General Question 1: Funds, counterparties [Last update: 12 July 2018. This version is applicable until 17 June 2020]
(a) Should the funds (e.g. UCITs, AIF, unincorporated funds) be considered as the counterparty to a derivative transaction in the context of EMIR, or should it be the fund manager?
(b) Do entities with a charitable nature or otherwise a non-profit profile have to report under EMIR?

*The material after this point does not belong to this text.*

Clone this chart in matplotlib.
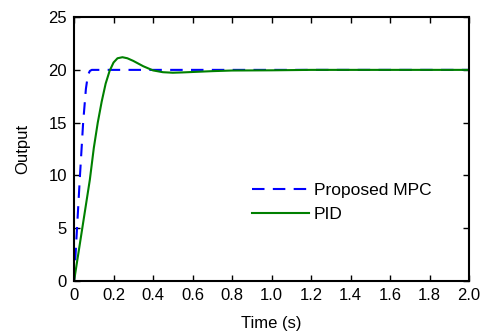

(c) Should an umbrella fund that is a UCITS or an AIF be considered as the counterparty to a derivative transaction in the context of EMIR, or should the sub-funds thereof be considered as the counterparties?
General Answer 1:
(a) The counterparty to the derivative transaction is generally the fund. When a fund manager executes a transaction for different funds at the same time (e.g. block trade), it should immediately allocate the relevant part of that transaction to the relevant funds and report accordingly. In rare circumstances, the fund manager executes trades on its own account and not on behalf of the funds it manages, in this last case the counterparty would be the fund manager. When the counterparty to the derivative transaction is the fund, it has the following consequences:
1. When the Regulation refers to a number of trade or to a threshold, this should be assessed at the level of the fund (or in case of umbrella funds, at the level of the sub-fund), and not at the level of the fund manager. It will be the case for example to assess the frequency of portfolio reconciliation or the scope of the portfolio compression requirement.